Kisah : Aku Kota Ilmu, Ali Pintunya

Kisah pertama :

Teriakan seorang wanita muda terdengar dari jauh. Tangannya dipegang secara kasar oleh suaminya. Hidungnya berdarah dan mukanya babak belur karena dipukuli. Ia didorong maju secara kuat kehadapan khalifah Umar bin Khattab ra. Ia tersangka telah berbuat zina.

Suaminya marah bukan kepalang. Sambil dilempar di hadapan khalifah Umar, laki laki itu berkata : “Ya Amirul Muminin, perempuan ini telah berzina”. Khalifah Umar pun bertanya : “Apa sebenarnya yang telah terjadi terhadap istrimu ini?”. Dengan sewot ia menjawab : “Ya Amirul Muminin, rajamlah wanita ini. Sesungguhnya ia telah berzina.
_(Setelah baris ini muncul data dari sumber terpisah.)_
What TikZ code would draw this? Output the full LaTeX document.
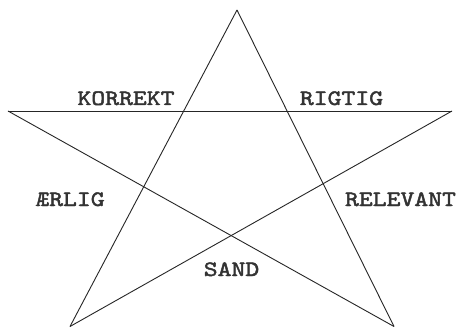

Aku baru saja kawin 6 bulan, masa sekarang sudah punya anak ?!”.

Setelah perkara itu diselidiki secara seksama, teliti dan semua persyaratan hukum telah dipenuhi, Khalifah Umar bin Khattab pun dengan tegas memutuskan bahwa hukum rajam bagi wanita tadi harus segera dilaksanakan.

Pada saat itu kebetulan Imam Ali bin Abi Thalib ra sedang duduk di samping khalifah Umar ra. Beliau melihat semua yang terjadi terhadap diri wanita itu. beliau pun telah mendengar keputusan yang telah diputuskan khalifah Umar untuk merajamnya. Adapun menurut beliau wanita itu tidak sewajarnya untuk dirajam karena ia tidak bersalah. Maka dengan penuh keberanian, Sayyidina Ali ra berkata kepada khalifah Umar ra “Tunggu dulu ya Amirul Mu’mini, jangan terburu buru memutuskan suatu hukum sebelum mempunyai dalil yang kuat. Sesungguhnya wanita itu tidak bersalah dan tidak berzina”.

Mendengar ungkapan Imam Ali bin Abi Thalib ra, beliau merasa bersalah terburu-buru memutuskan hukuman tanpa bermusyawarat terlebih dahulu kepada para sahabat. Lalu beliau berkata “Ya Aba al-Hasan, bagaimana kamu tahu hukumnya bahwa wanita itu tidak berzina?”.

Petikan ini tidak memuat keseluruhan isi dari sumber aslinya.